Steve and Leslie's 2010 Baltic Sea Vacation

Day 2, August 5, Oslo, Norway

Breakfast at the hotel was included with our room, and this was a delightful buffet with lots of smoked salmon (of course!), delicious breads, omelets made to order and much, much more. It was difficult to restrain myself.

The weather looked auspicious for us to spend the day visiting the museums on Bygdøy Peninsula. One could take a bus there (it used to be an island but is now joined to the mainland), but since it was free with the Oslo Pass, we took the Mini Cruise. We expected the first trip of the day to be crowded, but there were only three or four others on board. The mini-cruise is on a converted sailing boat and was quite charming. From the port area it first visits the Oslo Opera House, which we would return to later. The design is intended to evoke a glacier sliding into the water, and you could (and we did later) walk up the roof.

Oslo Opera House

KonTiki and Fram museums on Bygdøy Peninsula

Close to the water are the Fram Museum and the KonTiki Museum. A 15-20 minute walk inland are the Folk Museum and the Viking Ship Museum. The walk was very pleasant, through a residential neighborhood with some very nice looking houses.

Bygdøy Peninsula

We started at the Norsk Folk Museum, which was described to me as sort of like Sturbridge Village in Massachusetts, a centuries-old village kept in "the old style" and with reenactors and period-dressed guides. The first part of this is a set of buildings with various exhibits, surrounding a courtyard.

Folk Museum on Bygdøy Peninsula

Then we moved on to the outdoors section of the museum, with its sod-roofed houses and replica shops. There were also real craft shops with weaving, pottery, jewelry and more being created while we watched.

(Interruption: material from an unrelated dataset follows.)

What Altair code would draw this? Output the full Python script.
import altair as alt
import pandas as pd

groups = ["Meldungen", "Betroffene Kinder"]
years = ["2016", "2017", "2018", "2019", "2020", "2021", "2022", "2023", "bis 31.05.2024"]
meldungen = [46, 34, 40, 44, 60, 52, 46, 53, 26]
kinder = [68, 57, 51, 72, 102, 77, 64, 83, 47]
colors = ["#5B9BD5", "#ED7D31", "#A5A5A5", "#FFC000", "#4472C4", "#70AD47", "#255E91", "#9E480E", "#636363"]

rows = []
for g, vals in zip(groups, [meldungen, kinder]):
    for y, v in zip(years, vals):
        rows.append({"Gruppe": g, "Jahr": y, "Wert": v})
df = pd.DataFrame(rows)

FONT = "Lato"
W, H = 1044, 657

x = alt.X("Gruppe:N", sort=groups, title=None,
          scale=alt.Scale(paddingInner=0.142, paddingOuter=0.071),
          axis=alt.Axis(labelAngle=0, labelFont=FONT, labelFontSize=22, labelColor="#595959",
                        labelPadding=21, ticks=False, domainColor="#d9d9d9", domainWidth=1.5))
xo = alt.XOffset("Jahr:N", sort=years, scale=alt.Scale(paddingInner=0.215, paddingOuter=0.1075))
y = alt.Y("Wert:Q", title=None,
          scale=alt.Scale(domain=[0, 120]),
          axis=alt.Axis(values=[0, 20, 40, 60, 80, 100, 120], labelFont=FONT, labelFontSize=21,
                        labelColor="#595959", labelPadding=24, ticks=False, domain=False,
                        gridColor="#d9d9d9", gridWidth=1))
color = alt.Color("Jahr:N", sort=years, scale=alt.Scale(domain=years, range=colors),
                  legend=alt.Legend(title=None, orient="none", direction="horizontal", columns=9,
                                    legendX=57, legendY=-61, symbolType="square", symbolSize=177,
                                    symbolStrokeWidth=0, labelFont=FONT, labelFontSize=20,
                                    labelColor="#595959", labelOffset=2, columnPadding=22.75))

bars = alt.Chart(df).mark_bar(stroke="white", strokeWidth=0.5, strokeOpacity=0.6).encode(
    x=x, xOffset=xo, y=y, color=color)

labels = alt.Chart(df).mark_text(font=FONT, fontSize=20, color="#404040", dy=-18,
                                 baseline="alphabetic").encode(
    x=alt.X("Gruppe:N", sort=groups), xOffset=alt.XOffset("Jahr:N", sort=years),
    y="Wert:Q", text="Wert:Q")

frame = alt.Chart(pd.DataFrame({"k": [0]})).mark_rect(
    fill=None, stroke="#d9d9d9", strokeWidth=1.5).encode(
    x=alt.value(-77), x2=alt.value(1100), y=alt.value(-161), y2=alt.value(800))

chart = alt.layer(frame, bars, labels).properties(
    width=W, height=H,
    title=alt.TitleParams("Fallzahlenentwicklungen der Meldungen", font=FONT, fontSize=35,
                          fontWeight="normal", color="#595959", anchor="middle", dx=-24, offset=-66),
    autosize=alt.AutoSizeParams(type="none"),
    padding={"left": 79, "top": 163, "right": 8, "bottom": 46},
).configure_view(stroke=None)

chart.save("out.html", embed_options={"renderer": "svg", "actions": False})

Folk Museum on Bygdøy Peninsula

Folk Museum on Bygdøy Peninsula

Folk Museum on Bygdøy Peninsula

Folk Museum on Bygdøy Peninsula

Next door was the Viking Ship Museum, with actual Viking ships, boats, carts and more that were preserved (and in some cases rebuilt.) A popular image of Vikings is that they wore horned hats, but that was someone's fanciful imagination. For the most part, the Vikings were seafaring thugs, though they did settle down in the end.

Viking Ship Museum, Oslo

Viking Ship Museum, Oslo

We walked back to the dock area, gradually accelerating as the dark clouds rolled in. Before the rain started, we made it to the Kon-Tiki Museum, which shows boats and rafts of Thor Heyerdahl and exhibits about his adventures.

Kon Tiki Museum, Oslo

We then walked over to the Fram Museum. We made it to the Fram Museum just as the rain started. The Fram is a large ship, billed as the "world's strongest", that made trips towards the North and South poles in the late 1800s and early 1900s. You can walk inside the ship (watch your head!) and see how the crew lived. There are extensive displays with artifacts from the voyages.

Fram Museum, Oslo

The Norwegian Maritime Museum was next door to the Fram, but it was pouring at the time and we decided to just browse the gift shop.

It was still raining hard and we took the regular public ferry back to the mainland. We were getting hungry and found a wonderful restaurant, D/S Louise, in a shopping arcade near the dock. The food was excellent and so was the service, though we had not yet realized that in Norway, you don't get the check unless you ask for it. I learned another lesson here as well, though it didn't sink in until the next day. According to the Lonely Planet guide for Norway, a "service charge" was included with most restaurant bills. I saw a "MOMS 25%" on the bill and thought that this included a service charge. Lonely Planet suggested rounding up the bill as a nice gesture, and I did that, but I mis-added the total. The waitress, whose service had been exemplary,asked my intention here and I carefully fixed the addition with the small round-up. It wasn't until the next day, when I asked at another restaurant, that I realized the 25% was all tax and that NO service charge had been included. I stiffed the waitress! I felt so ashamed... I made sure I didn't repeat the mistake.

That night, we settled into bed and I plugged in my white noise machine, which required a voltage converter. It had been fine the night before, but I heard a loud crack and the room plunged into darkness. Digging out a flashlight, I first tried to call the front desk, but nobody answered. I pulled on some clothes and went downstairs to explain the problem. First, the bellhop was sent up and he wandered back and forth trying to find out where the circuit breaker was. Then a manager came up and tried to do the same, without success. Finally they offered to move us to another room and we packed up our things. The new room was, ostensibly, a better one. It was bigger, to be sure, but it was in the old section of the hotel and faced the main street, which was noisy. Also, the layout of the room was awkward, with the bathroom directly next to the bed, and electrical outlets hidden behind furniture. We decided that for two nights we'd deal with it, and we did.